Le modérateur rappelle qu’il faut clore le débat. Le réalisateur (59’10), se voulant en accord avec l’esprit de non polémique qui caractérise Saint-Marc, lit alors un passage des Mémoires. Les champs de braises [p. 217] qui synthétise son attitude présente à propos de la Bataille d’Alger et qu’a évoquée J. Delarue : « J’ai profité de la victoire sans être confronté au choix des interrogatoires puisque, durant toute cette période, j’étais détaché au cabinet du général Massu. C’est pourquoi je me garderai bien de prendre la pose du chevalier blanc. Les bonnes consciences que l’on polit en dénonçant l’infamie des autres me font horreur. J’ai trop connu d’anciens déportés, protégés dans les camps par leur affectation à des postes administratifs de haut niveau, dont, après la guerre, nous avons eu à subir les envolées lyriques sur la dignité inébranlable de l’homme et la résistance à l’humiliation en toutes circonstances ». Suit une citation de Saint-Exupéry par Saint-Marc : « Puisque je suis l’un d’eux, je ne renierai jamais les miens quoi qu’ils fassent. Je ne parlerai jamais contre eux devant autrui. S’il est possible de prendre leur défense, je les défendrai. S’ils sont couverts de honte, j’enfermerai cette honte dans mon cœur et je me tairai. Quoique je pense alors d’eux, je ne servirai jamais de témoin à charge » [applaudissements].

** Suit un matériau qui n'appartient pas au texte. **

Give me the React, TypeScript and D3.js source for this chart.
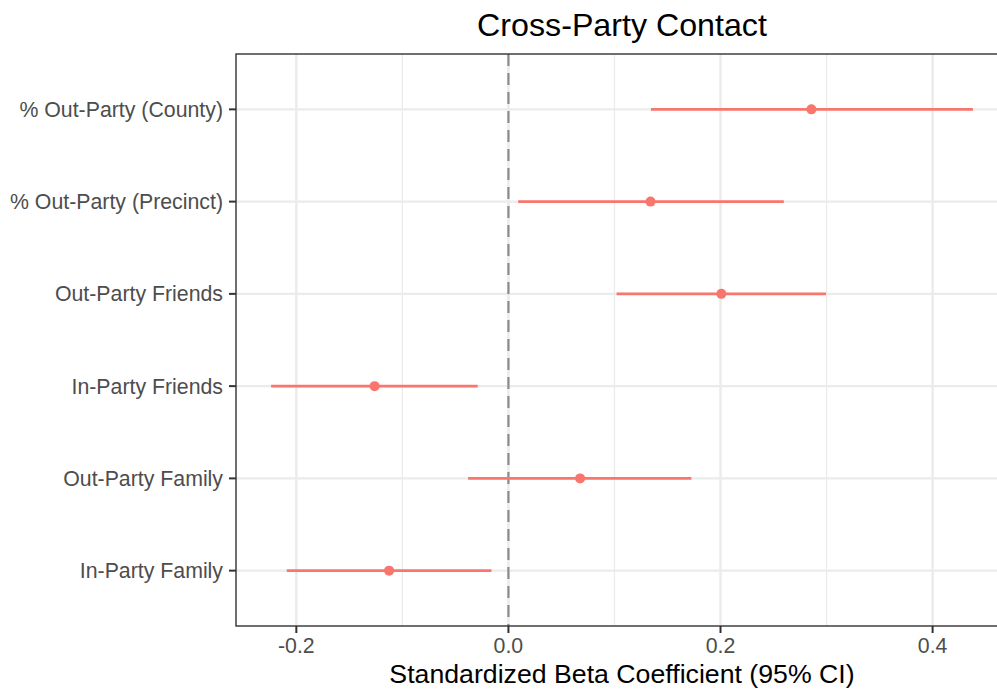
import React from "react";
import * as d3 from "d3";

const categories = [
  "% Out-Party (County)",
  "% Out-Party (Precinct)",
  "Out-Party Friends",
  "In-Party Friends",
  "Out-Party Family",
  "In-Party Family",
];
const estimates = [0.2857, 0.134, 0.2008, -0.1262, 0.0676, -0.1125];
const lowers = [0.1344, 0.0092, 0.102, -0.2238, -0.038, -0.209];
const uppers = [0.438, 0.2597, 0.2995, -0.029, 0.1725, -0.016];
const xTicks = [-0.2, 0.0, 0.2, 0.4];
const xMinor = [-0.1, 0.1, 0.3];

const W = 997;
const H = 690;
const FONT = "'Liberation Sans', Arial, sans-serif";

export default function App() {
  const left = 236;
  const top = 54;
  const bottom = 626;
  const right = 1008;
  const lo = d3.min(lowers)!;
  const hi = d3.max(uppers)!;
  const span = hi - lo;
  const domain: [number, number] = [lo - 0.05 * span, hi + 0.05 * span];
  const x = d3.scaleLinear().domain(domain).range([left, right]);
  const y = d3
    .scalePoint<string>()
    .domain(categories)
    .range([top, bottom])
    .padding(0.6);

  const red = "#F8766D";
  return (
    <div style={{ position: "absolute", left: 0, top: 0 }}>
      <svg width={W} height={H} style={{ display: "block" }}>
        <rect x={0} y={0} width={W} height={H} fill="white" />
        <rect x={left} y={top} width={right - left} height={bottom - top} fill="white" />
        {xMinor.map((t) => (
          <line key={"m" + t} x1={x(t)} x2={x(t)} y1={top} y2={bottom} stroke="#EBEBEB" strokeWidth={1.3} />
        ))}
        {xTicks.map((t) => (
          <line key={"g" + t} x1={x(t)} x2={x(t)} y1={top} y2={bottom} stroke="#EBEBEB" strokeWidth={2.4} />
        ))}
        {categories.map((c) => (
          <line key={"gy" + c} x1={left} x2={right} y1={y(c)!} y2={y(c)!} stroke="#EBEBEB" strokeWidth={2.4} />
        ))}
        <line
          x1={x(0)}
          x2={x(0)}
          y1={top}
          y2={bottom}
          stroke="#8C8C8C"
          strokeWidth={2.2}
          strokeDasharray="12,7"
        />
        {categories.map((c, i) => (
          <g key={"e" + c}>
            <line x1={x(lowers[i])} x2={x(uppers[i])} y1={y(c)!} y2={y(c)!} stroke={red} strokeWidth={2.6} />
            <circle cx={x(estimates[i])} cy={y(c)!} r={5} fill={red} />
          </g>
        ))}
        <rect
          x={left}
          y={top}
          width={right - left}
          height={bottom - top}
          fill="none"
          stroke="#333333"
          strokeWidth={1.4}
        />
        {categories.map((c) => (
          <g key={"yt" + c}>
            <line x1={left - 7} x2={left} y1={y(c)!} y2={y(c)!} stroke="#333333" strokeWidth={2} />
            <text
              x={left - 13}
              y={y(c)! + 7.5}
              textAnchor="end"
              fontFamily={FONT}
              fontSize={21.3}
              fill="#4D4D4D"
            >
              {c}
            </text>
          </g>
        ))}
        {xTicks.map((t) => (
          <g key={"xt" + t}>
            <line x1={x(t)} x2={x(t)} y1={bottom} y2={bottom + 7} stroke="#333333" strokeWidth={2} />
            <text
              x={x(t)}
              y={653}
              textAnchor="middle"
              fontFamily={FONT}
              fontSize={21.3}
              fill="#4D4D4D"
            >
              {d3.format(".1f")(t).replace("−", "-")}
            </text>
          </g>
        ))}
        <text
          x={(left + right) / 2}
          y={683}
          textAnchor="middle"
          fontFamily={FONT}
          fontSize={26.7}
          fill="#000"
        >
          Standardized Beta Coefficient (95% CI)
        </text>
        <text
          x={(left + right) / 2}
          y={35.5}
          textAnchor="middle"
          fontFamily={FONT}
          fontSize={32.2}
          fill="#000"
        >
          Cross-Party Contact
        </text>
      </svg>
    </div>
  );
}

G. Manceron (60’) : « Je me permets de dire un mot, parce que la phrase de Saint-Marc et la citation de Saint-Exupéry que vous venez de lire, je l’avais moi-même copiée et je m’apprêtais à vous la proposer [rires] dans une autre problématique pour vous faire réfléchir sur ce qu’elle implique. La fin de cette citation de Saint-Exupéry dans la bouche de Saint-Marc m’interroge en effet, et il me semble qu’elle doit tous nous interroger. Je rappelle les termes : ‘Puisque je suis l’un d’eux… j’enfermerai cette honte dans mon cœur et je me tairai. Quoique que je pense alors d’eux, je ne servirai jamais de témoin à charge’. A mon avis, cette phrase pose quand même les limites de l’esprit de corps. L’esprit de corps est quelque chose de très beau. C’est une bande de copains, donc ils ont fait quelque chose de honteux, je ne dis rien. L’appartenance à un groupe fait que je ne dirai rien, même si les actes commis par les membres de ce groupe sont quelque chose de honteux. Il me semble que cette question de l’esprit de corps peut être du point de vue moral interrogé, eu égard à nos références morales et à nos lois, par référence à la complicité ; ceci, non seulement du point de vue de l’histoire, puisque ce n’est pas seulement un débat historique qui renvoie à ce qui s’est passé il y a cinquante ans, mais des faits récents - je pense à ce qui a pu être évoqué à propos d’un incident en Côte d’Ivoire (13) - des faits récents donc nous renvoient à l’attitude qu’il convient moralement d’adopter lorsqu’il y a des choses honteuses commises : faut-il le dire ou pas le dire ? Il me semble que le débat a été posé aujourd’hui, c’est un débat moral auquel on ne peut pas échapper » [des applaudissements].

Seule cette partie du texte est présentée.